REQUIRED WORK
Go through the material below and copy all lines with "this".

— START OF MATERIAL PROVIDED —

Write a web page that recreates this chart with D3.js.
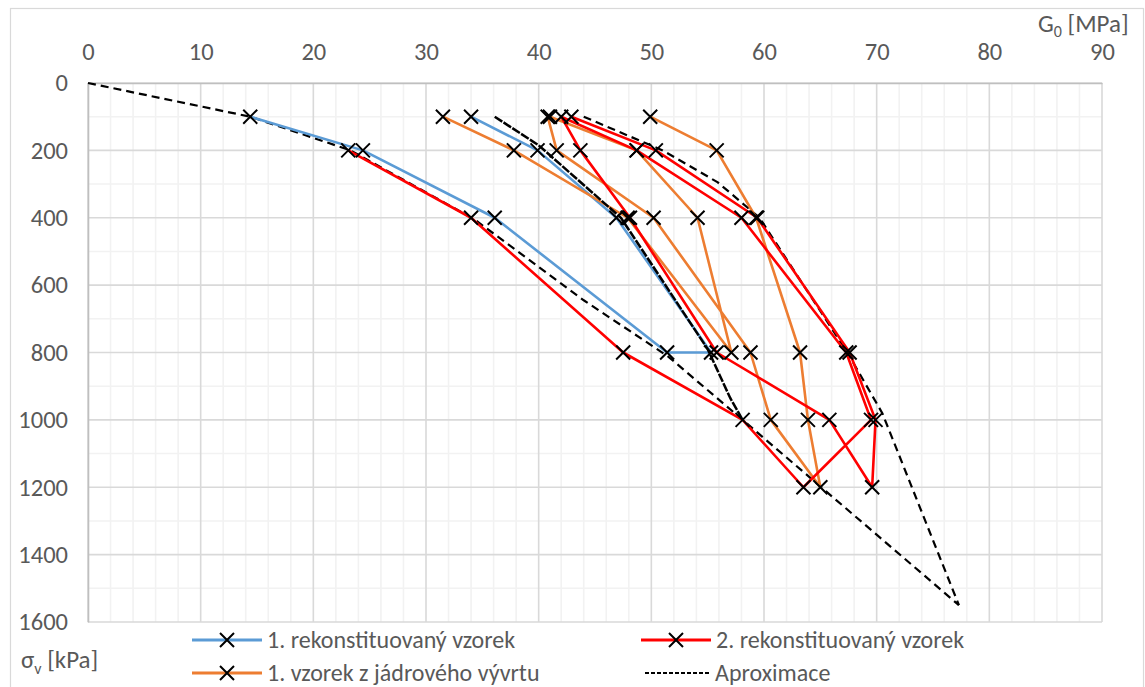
<!DOCTYPE html>
<html>
<head>
<meta charset="utf-8">
<script src="https://cdn.jsdelivr.net/npm/d3@7/dist/d3.min.js"></script>
<style>
  html, body { margin: 0; padding: 0; background: #fff; }
  svg text { font-family: Carlito, "Liberation Sans Narrow", "Open Sans", sans-serif; fill: #595959; }
</style>
</head>
<body>
<svg id="chart" width="1145" height="687"></svg>
<script>
// ---- Data (G0 in MPa, sigma_v in kPa) ----
const xTicks = [0, 10, 20, 30, 40, 50, 60, 70, 80, 90];
const yTicks = [0, 200, 400, 600, 800, 1000, 1200, 1400, 1600];

const seriesNames = ["1. rekonstituovaný vzorek", "2. rekonstituovaný vzorek", "1. vzorek z jádrového vývrtu", "Aproximace"];

// 1. rekonstituovaný vzorek
const s1G     = [14.4, 24.4, 36.1, 51.4, 55.3, 46.9, 39.9, 34.0];
const s1Sigma = [100, 200, 400, 800, 800, 400, 200, 100];

// 2. rekonstituovaný vzorek
const s2G     = [23.1, 34.0, 47.5, 58.1, 63.5, 69.5, 67.3, 58.0, 48.7, 42.0, 43.7, 48.1, 55.8, 65.8, 69.6, 69.9, 67.6, 59.4, 50.4, 42.9];
const s2Sigma = [200, 400, 800, 1000, 1200, 1000, 800, 400, 200, 100, 200, 400, 800, 1000, 1200, 1000, 800, 400, 200, 100];

// 1. vzorek z jádrového vývrtu
const s3G     = [31.5, 37.8, 47.9, 57.1, 54.1, 48.7, 41.0, 40.8, 41.6, 50.2, 58.8, 60.6, 65.0, 63.9, 63.2, 59.3, 55.8, 49.9];
const s3Sigma = [100, 200, 400, 800, 400, 200, 100, 100, 200, 400, 800, 1000, 1200, 1000, 800, 400, 200, 100];

// Aproximace (three curves)
const apA_G     = [0, 14.4, 23.3, 34.3, 44.0, 51.5, 58.1, 77.3];
const apA_Sigma = [0, 100, 200, 405, 645, 812, 1000, 1550];
const apB_G     = [44.0, 51.0, 55.9, 59.6, 67.4, 70.5, 77.3];
const apB_Sigma = [100, 200, 295, 400, 800, 980, 1550];
const apC_G     = [36.1, 40.0, 47.3, 55.0, 57.0, 58.1];
const apC_Sigma = [100, 185, 400, 790, 935, 1000];

const colors = ["#5B9BD5", "#FF0000", "#ED7D31", "#000000"];

// ---- Layout ----
const svg = d3.select("#chart");
const x = d3.scaleLinear().domain([0, 90]).range([88, 1102]);
const y = d3.scaleLinear().domain([0, 1600]).range([83, 622]);

svg.append("rect").attr("x", 0).attr("y", 0).attr("width", 1145).attr("height", 687).attr("fill", "#fff");
svg.append("rect").attr("x", 10.5).attr("y", 8.5).attr("width", 1133).attr("height", 700)
  .attr("fill", "none").attr("stroke", "#d9d9d9").attr("stroke-width", 1.2);

// grid
const minorX = d3.range(0, 90.001, 2).filter(v => v % 10 !== 0);
const minorY = d3.range(0, 1600.001, 100).filter(v => v % 200 !== 0);
const grid = svg.append("g");
grid.selectAll("line.mx").data(minorX).enter().append("line")
  .attr("x1", d => x(d)).attr("x2", d => x(d)).attr("y1", y(0)).attr("y2", y(1600))
  .attr("stroke", "#f2f2f2").attr("stroke-width", 1.6);
grid.selectAll("line.my").data(minorY).enter().append("line")
  .attr("y1", d => y(d)).attr("y2", d => y(d)).attr("x1", x(0)).attr("x2", x(90))
  .attr("stroke", "#f2f2f2").attr("stroke-width", 1.6);
grid.selectAll("line.Mx").data(xTicks).enter().append("line")
  .attr("x1", d => x(d)).attr("x2", d => x(d)).attr("y1", y(0)).attr("y2", y(1600))
  .attr("stroke", "#d9d9d9").attr("stroke-width", 1.6);
grid.selectAll("line.My").data(yTicks).enter().append("line")
  .attr("y1", d => y(d)).attr("y2", d => y(d)).attr("x1", x(0)).attr("x2", x(90))
  .attr("stroke", "#d9d9d9").attr("stroke-width", 1.6);

// axes
const xAxis = svg.append("g").attr("transform", `translate(0,${y(0)})`)
  .call(d3.axisTop(x).tickValues(xTicks).tickFormat(d3.format("d")).tickSize(0).tickPadding(23));
const yAxis = svg.append("g").attr("transform", `translate(${x(0)},0)`)
  .call(d3.axisLeft(y).tickValues(yTicks).tickFormat(d3.format("d")).tickSize(0).tickPadding(20));
[xAxis, yAxis].forEach(a => {
  a.select(".domain").attr("stroke", "#bfbfbf").attr("stroke-width", 1.6);
  a.selectAll("text").style("font-size", "24.5px").attr("fill", "#595959");
});

// axis titles
const gt = svg.append("text").attr("x", 1038).attr("y", 32).style("font-size", "25px");
gt.append("tspan").text("G");
gt.append("tspan").text("0").attr("dy", 5).style("font-size", "16px");
gt.append("tspan").text(" [MPa]").attr("dy", -5);

const st = svg.append("text").attr("x", 21).attr("y", 668).style("font-size", "25px");
st.append("tspan").text("σ");
st.append("tspan").text("v").attr("dy", 6).style("font-size", "16px");
st.append("tspan").text(" [kPa]").attr("dy", -6);

// lines
const line = d3.line().x(d => x(d[0])).y(d => y(d[1]));
const zip = (g, s) => g.map((v, i) => [v, s[i]]);

const plot = svg.append("g");
const data1 = zip(s1G, s1Sigma), data2 = zip(s2G, s2Sigma), data3 = zip(s3G, s3Sigma);

plot.append("path").datum(zip(apA_G, apA_Sigma)).attr("d", line).attr("fill", "none")
  .attr("stroke", "#000").attr("stroke-width", 2.2).attr("stroke-dasharray", "8,5");
plot.append("path").datum(zip(apB_G, apB_Sigma)).attr("d", line).attr("fill", "none")
  .attr("stroke", "#000").attr("stroke-width", 2.2).attr("stroke-dasharray", "8,5");

[[data1, colors[0]], [data3, colors[2]], [data2, colors[1]]].forEach(([d, c]) => {
  plot.append("path").datum(d).attr("d", line).attr("fill", "none")
    .attr("stroke", c).attr("stroke-width", 2.6).attr("stroke-linejoin", "round");
});

plot.append("path").datum(zip(apC_G, apC_Sigma)).attr("d", line).attr("fill", "none")
  .attr("stroke", "#000").attr("stroke-width", 2.5).attr("stroke-dasharray", "9,1.5");

// markers
function cross(sel, cx, cy, r) {
  sel.append("path").attr("d", `M${cx - r},${cy - r}L${cx + r},${cy + r}M${cx - r},${cy + r}L${cx + r},${cy - r}`)
    .attr("stroke", "#000").attr("stroke-width", 2).attr("fill", "none");
}
const mk = svg.append("g");
[data1, data3, data2].forEach(d => d.forEach(p => cross(mk, x(p[0]), y(p[1]), 7)));

// legend
const leg = svg.append("g");
const legItems = [
  { name: seriesNames[0], color: colors[0], lx: 192, ly: 640, marker: true, dash: null },
  { name: seriesNames[1], color: colors[1], lx: 641, ly: 640, marker: true, dash: null },
  { name: seriesNames[2], color: colors[2], lx: 192, ly: 673, marker: true, dash: null },
  { name: seriesNames[3], color: colors[3], lx: 645, ly: 673, marker: false, dash: "4,2" },
];
legItems.forEach(it => {
  const w = it.marker ? 70 : 65;
  leg.append("line").attr("x1", it.lx).attr("x2", it.lx + w).attr("y1", it.ly).attr("y2", it.ly)
    .attr("stroke", it.color).attr("stroke-width", it.marker ? 3 : 2)
    .attr("stroke-dasharray", it.dash);
  if (it.marker) cross(leg, it.lx + 35, it.ly, 7);
  leg.append("text").attr("x", it.lx + w + 5).attr("y", it.ly + 8).style("font-size", "24px").text(it.name);
});
</script>
</body>
</html>
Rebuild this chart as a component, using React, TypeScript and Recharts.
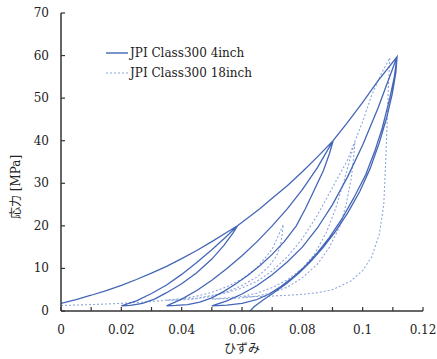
import React from 'react';
import { LineChart, Line, XAxis, YAxis, Legend } from 'recharts';

type Pt = [number, number];

// ---- tick values / labels ----
const xTicks = [0, 0.01, 0.02, 0.03, 0.04, 0.05, 0.06, 0.07, 0.08, 0.09, 0.1, 0.11, 0.12];
const xTickLabels = ['0', '', '0.02', '', '0.04', '', '0.06', '', '0.08', '', '0.1', '', '0.12'];
const yTicks = [0, 10, 20, 30, 40, 50, 60, 70];
const xTitle = 'ひずみ';
const yTitle = '応力 [MPa]';
const seriesNames = ['JPI Class300 4inch', 'JPI Class300 18inch'];

// ---- JPI Class300 4inch (strain, stress) branches ----
const s4Load20: Pt[] = [[0, 1.8], [0.005, 2.7], [0.01, 3.7], [0.015, 4.8], [0.02, 6.0], [0.025, 7.4], [0.03, 8.9], [0.035, 10.5], [0.04, 12.3], [0.045, 14.2], [0.05, 16.3], [0.055, 18.5], [0.0585, 20]];
const s4Unload20: Pt[] = [[0.057, 18.3], [0.054, 15.4], [0.05, 12.2], [0.045, 9.0], [0.04, 6.4], [0.035, 4.3], [0.031, 2.8], [0.027, 1.8], [0.023, 1.3], [0.02, 1.2]];
const s4Reload20: Pt[] = [[0.025, 2.4], [0.03, 4.1], [0.035, 6.1], [0.04, 8.6], [0.045, 11.4], [0.05, 14.4], [0.055, 17.6], [0.0585, 20]];
const s4Load40: Pt[] = [[0.062, 21.9], [0.066, 24.1], [0.07, 26.5], [0.075, 29.4], [0.08, 32.7], [0.085, 36.2], [0.0902, 40]];
const s4Unload40: Pt[] = [[0.089, 37], [0.087, 33], [0.084, 28.5], [0.081, 24], [0.078, 20], [0.074, 16.3], [0.07, 13.3], [0.066, 10.7], [0.062, 8.4], [0.058, 6.4], [0.054, 4.6], [0.05, 3.1], [0.046, 2.1], [0.042, 1.5], [0.038, 1.3], [0.035, 1.2]];
const s4Reload40: Pt[] = [[0.04, 2.8], [0.045, 4.8], [0.05, 7.2], [0.055, 10], [0.06, 13], [0.065, 16.3], [0.07, 20], [0.075, 24], [0.08, 28.5], [0.085, 33.7], [0.0902, 40]];
const s4Load60: Pt[] = [[0.095, 44.3], [0.1, 49], [0.105, 54], [0.1114, 59.7]];
const s4Unload60a: Pt[] = [[0.1105, 55], [0.109, 50], [0.1065, 43], [0.104, 37.5], [0.101, 32], [0.097, 26.5], [0.093, 21.5], [0.089, 17.3], [0.085, 13.7], [0.081, 10.6], [0.077, 8], [0.073, 5.8], [0.069, 4], [0.065, 2.7], [0.06, 1.8], [0.055, 1.4], [0.05, 1.2]];
const s4Reload60: Pt[] = [[0.055, 2.4], [0.06, 4], [0.065, 6], [0.07, 8.5], [0.075, 11.5], [0.08, 15], [0.085, 19.5], [0.09, 25], [0.095, 31.5], [0.1, 39], [0.105, 47.5], [0.1114, 59.7]];
const s4Unload60b: Pt[] = [[0.111, 56], [0.1098, 51], [0.108, 45.5], [0.1055, 39.5], [0.1025, 33.5], [0.099, 28], [0.095, 23], [0.091, 18.7], [0.087, 15], [0.083, 11.8], [0.079, 9], [0.075, 6.6], [0.071, 4.5], [0.067, 2.6], [0.064, 1], [0.0627, 0]];

// ---- JPI Class300 18inch (strain, stress) branches ----
const s18Load20: Pt[] = [[0, 1.3], [0.01, 1.5], [0.02, 1.8], [0.03, 2.2], [0.04, 2.9], [0.045, 3.5], [0.05, 4.4], [0.055, 5.7], [0.06, 7.5], [0.065, 10.2], [0.07, 14.5], [0.0737, 20.3]];
const s18Unload20: Pt[] = [[0.0733, 18], [0.0728, 15.5], [0.0715, 13], [0.069, 10.5], [0.065, 8], [0.06, 6], [0.055, 4.5], [0.05, 3.5], [0.045, 2.9], [0.04, 2.6], [0.035, 2.5]];
const s18Load40: Pt[] = [[0.045, 3.0], [0.055, 4.3], [0.06, 5.4], [0.065, 7.0], [0.07, 9.4], [0.075, 12.7], [0.08, 17], [0.085, 22.5], [0.09, 29], [0.095, 35.5], [0.0975, 40]];
const s18Unload40: Pt[] = [[0.097, 36], [0.0962, 31], [0.0945, 25], [0.0925, 20], [0.089, 15], [0.085, 11], [0.08, 7.8], [0.075, 5.6], [0.07, 4.3], [0.065, 3.5], [0.06, 3.1], [0.055, 2.9], [0.05, 2.8]];
const s18Reload40: Pt[] = [[0.06, 3.4], [0.065, 4.2], [0.07, 5.5], [0.075, 7.3], [0.08, 10], [0.084, 13.3], [0.088, 18.5], [0.091, 24], [0.094, 31], [0.0965, 37.5], [0.0975, 40]];
const s18Load60: Pt[] = [[0.1, 44.5], [0.103, 50.7], [0.106, 55.5], [0.109, 59.5]];
const s18Unload60: Pt[] = [[0.1085, 52], [0.108, 42], [0.1075, 33], [0.107, 25], [0.1055, 18], [0.103, 12.7], [0.1, 9.5], [0.096, 7], [0.09, 5], [0.085, 4.3], [0.08, 3.9], [0.07, 3.5], [0.06, 3.3]];

const toRows = (branches: Pt[][]) => branches.flat().map(([x, y]) => ({ x, y }));

const data4 = toRows([s4Load20, s4Unload20, s4Reload20, s4Load40, s4Unload40, s4Reload40, s4Load60, s4Unload60a, s4Reload60, s4Unload60b]);
const data18 = toRows([s18Load20, s18Unload20, s18Load40, s18Unload40, s18Reload40, s18Load60, s18Unload60]);

const FONT = '"DejaVu Serif", "Noto Sans CJK JP", serif';
const AXIS = '#333';
const C4 = '#4466b8';
const C18 = '#8ea7db';

const XTick = (props: any) => {
  const { x, y, payload } = props;
  const i = xTicks.indexOf(payload.value);
  const axisY = y - 8;
  return (
    <g>
      <line x1={x} x2={x} y1={axisY} y2={axisY - 4} stroke={AXIS} strokeWidth={1.2} />
      <text x={x} y={y + 15} textAnchor="middle" fontFamily={FONT} fontSize={12} fill="#222">
        {i >= 0 ? xTickLabels[i] : ''}
      </text>
    </g>
  );
};

const YTick = (props: any) => {
  const { x, y, payload } = props;
  const axisX = x + 12;
  return (
    <g>
      <line x1={axisX} x2={axisX + 4} y1={y} y2={y} stroke={AXIS} strokeWidth={1.2} />
      <text x={x} y={y + 4} textAnchor="end" fontFamily={FONT} fontSize={12} fill="#222">
        {payload.value}
      </text>
    </g>
  );
};

const XTitle = (props: any) => {
  const vb = props.viewBox || { x: 61, y: 311, width: 362, height: 30 };
  return (
    <text x={vb.x + vb.width / 2} y={vb.y + 42} textAnchor="middle" fontFamily={FONT} fontSize={12} fill="#222">
      {xTitle}
    </text>
  );
};

const YTitle = (props: any) => {
  const vb = props.viewBox || { x: 21, y: 13, width: 40, height: 298 };
  const cx = vb.x - 5;
  const cy = vb.y + vb.height / 2 + 25;
  return (
    <text x={cx} y={cy} transform={`rotate(-90 ${cx} ${cy})`} textAnchor="middle" dominantBaseline="central" fontFamily={FONT} fontSize={12} fill="#222">
      {yTitle}
    </text>
  );
};

const LegendBox = () => (
  <div style={{ fontFamily: FONT, fontSize: 12, color: '#222', lineHeight: '20px' }}>
    <div style={{ display: 'flex', alignItems: 'center' }}>
      <svg width={24} height={20}><line x1={0} x2={22} y1={10} y2={10} stroke={C4} strokeWidth={1.4} /></svg>
      <span>{seriesNames[0]}</span>
    </div>
    <div style={{ display: 'flex', alignItems: 'center' }}>
      <svg width={24} height={20}><line x1={0} x2={22} y1={10} y2={10} stroke={C18} strokeWidth={1.2} strokeDasharray="2 2" /></svg>
      <span>{seriesNames[1]}</span>
    </div>
  </div>
);

export default function App() {
  return (
    <div style={{ position: 'absolute', left: 0, top: 0, width: 437, height: 359, background: '#fff' }}>
      <LineChart width={437} height={359} margin={{ top: 13, right: 14, bottom: 18, left: 21 }}>
        <XAxis
          type="number"
          dataKey="x"
          domain={[0, 0.12]}
          ticks={xTicks}
          interval={0}
          allowDataOverflow
          tickLine={false}
          tickSize={0}
          tickMargin={8}
          height={30}
          stroke={AXIS}
          strokeWidth={1.5}
          tick={<XTick />}
          label={<XTitle />}
        />
        <YAxis
          type="number"
          dataKey="y"
          domain={[0, 70]}
          ticks={yTicks}
          interval={0}
          allowDataOverflow
          tickLine={false}
          tickSize={0}
          tickMargin={12}
          width={40}
          stroke={AXIS}
          strokeWidth={1.5}
          tick={<YTick />}
          label={<YTitle />}
        />
        <Legend
          layout="horizontal"
          verticalAlign="middle"
          align="center"
          content={<LegendBox />}
          wrapperStyle={{ position: 'absolute', left: 106, top: 43, width: 220, height: 44 }}
        />
        <Line data={data18} dataKey="y" name={seriesNames[1]} type="linear" stroke={C18} strokeWidth={1.1} strokeDasharray="2 2" dot={false} activeDot={false} isAnimationActive={false} />
        <Line data={data4} dataKey="y" name={seriesNames[0]} type="linear" stroke={C4} strokeWidth={1.3} dot={false} activeDot={false} isAnimationActive={false} />
      </LineChart>
    </div>
  );
}
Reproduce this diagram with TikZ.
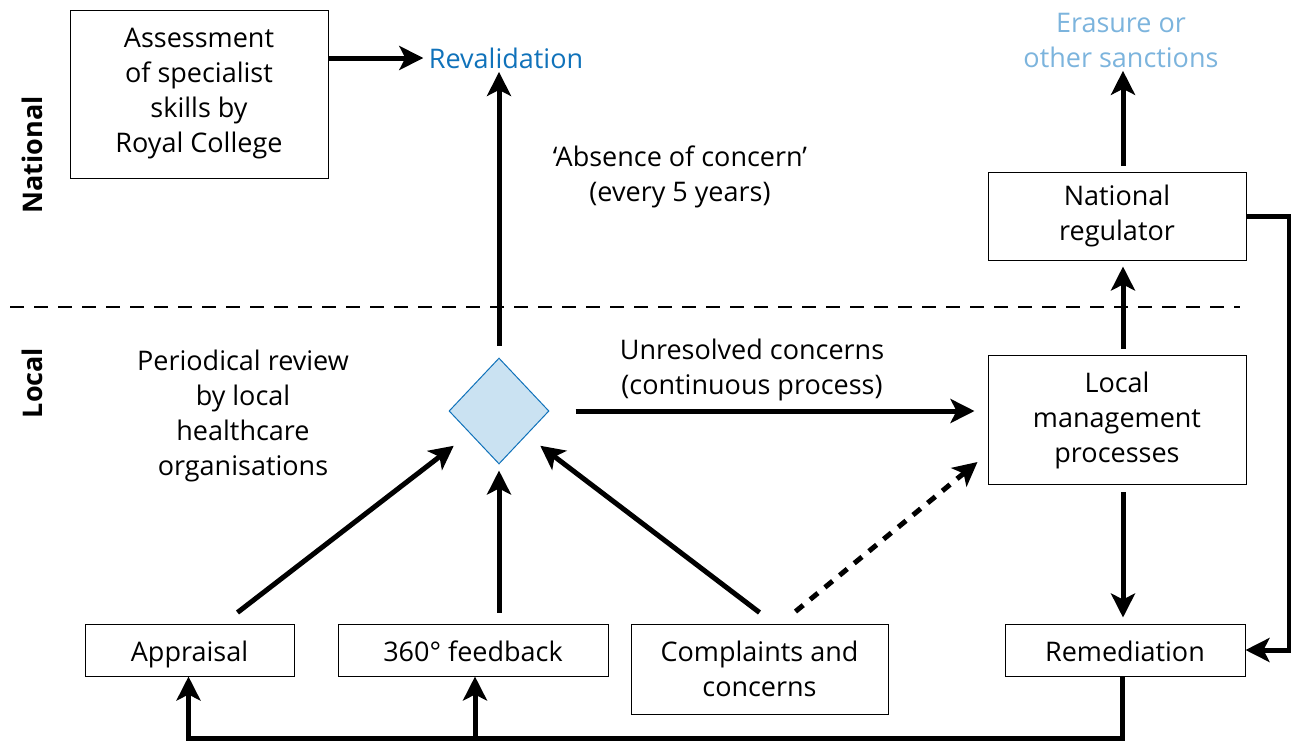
\documentclass[tikz,border=0pt]{standalone}
\usepackage{fontspec}
\setmainfont{Open Sans}
\usetikzlibrary{arrows.meta,shapes.geometric}

\definecolor{revblue}{RGB}{16,114,186}
\definecolor{sanctblue}{RGB}{124,180,221}
\definecolor{diamfill}{RGB}{202,226,242}

\begin{document}
\begin{tikzpicture}[x=1pt,y=-1pt,font=\fontsize{27}{35}\selectfont,
  >={Stealth[length=24pt,width=24pt,inset=6pt]},
  box/.style={draw,line width=1pt,align=center,inner sep=0pt},
  oneline/.style={box,minimum height=52pt,text height=24pt,text depth=2pt},
  flow/.style={->,line width=5pt},
  side/.style={rotate=90,font=\fontsize{27}{35}\selectfont\bfseries}]

\useasboundingbox (0,0) rectangle (1291,740);

% national / local split
\draw[line width=2.5pt,dash pattern=on 14pt off 10pt] (10,307)--(1240,307);
\node[side] (natl) at (32,155) {National};
\node[side] (locl) at (32,383) {Local};

% national level
\node[box,minimum width=258pt,minimum height=168pt] (assess) at (199,94)
  {Assessment\\of specialist\\skills by\\Royal College};
\node[text=revblue] (reval) at (506,58) {Revalidation};
\node[text=sanctblue,align=center] (sanct) at (1121,40) {Erasure or\\other sanctions};
\node[box,minimum width=258pt,minimum height=88pt] (reg) at (1117,216)
  {National\\regulator};
\node[align=center] (absence) at (680,177) {`Absence of concern'\\(every 5 years)};

% local level
\node[shape=diamond,draw=revblue,fill=diamfill,line width=1pt,
  minimum width=100pt,minimum height=106pt,inner sep=0pt] (diam) at (499,411) {};
\node[align=center] (review) at (243,416)
  {Periodical review\\by local\\healthcare\\organisations};
\node[box,minimum width=258pt,minimum height=129pt] (lmp) at (1117,420)
  {Local\\management\\processes};
\node[align=center] (unres) at (752,370) {Unresolved concerns\\(continuous process)};

\node[oneline,minimum width=209pt] (apprais) at (189.5,650) {Appraisal};
\node[oneline,minimum width=270pt] (feed) at (473,650) {360° feedback};
\node[box,minimum width=257pt,minimum height=90pt] (compl) at (759.5,669)
  {Complaints and\\concerns};
\node[oneline,minimum width=240pt] (remed) at (1125,650) {Remediation};

% arrows
\draw[flow] (assess.east |- reval.west)--([xshift=-2pt]reval.west);
\draw[flow,shorten <=12pt] (diam.north)--(diam.north |- reval.south);
\draw[flow,shorten <=6pt] ([xshift=6pt]reg.north)--([xshift=6pt]reg.north |- sanct.south);
\draw[flow,shorten <=6pt,shorten >=6pt] ([xshift=6pt]lmp.north)--([xshift=6pt]reg.south);
\draw[flow,shorten <=7pt,shorten >=6pt] ([xshift=6pt]lmp.south)--([xshift=6pt]lmp.south |- remed.north);
\draw[flow,shorten <=26pt] (diam.east)--([xshift=-13pt]diam.east -| lmp.west);

\draw[flow] ([xshift=48pt,yshift=11pt]apprais.north)--([xshift=-20pt,yshift=-8pt]diam.south west);
\draw[flow] ([yshift=11pt]feed.north -| diam.south)--([yshift=-6pt]diam.south);
\draw[flow] ([yshift=11pt]compl.north)--([xshift=16pt,yshift=-8pt]diam.south east);
\draw[flow,dash pattern=on 10pt off 9pt] ([xshift=36pt,yshift=12pt]compl.north)
  --([xshift=-10pt,yshift=23pt]lmp.south west);

% feedback loops
\draw[flow] (reg.east)--(1289,216)|-(remed.east);
\draw[flow] ([xshift=-3pt]remed.south)--++(0,62)-|([xshift=-1pt]apprais.south);
\draw[flow] ([xshift=2pt,yshift=-62pt]feed.south)--([xshift=2pt]feed.south);

\end{tikzpicture}
\end{document}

— END OF MATERIAL PROVIDED —

CORRECT ANSWER
Write a web page that recreates this chart with D3.js.
Rebuild this chart as a component, using React, TypeScript and Recharts.
Reproduce this diagram with TikZ.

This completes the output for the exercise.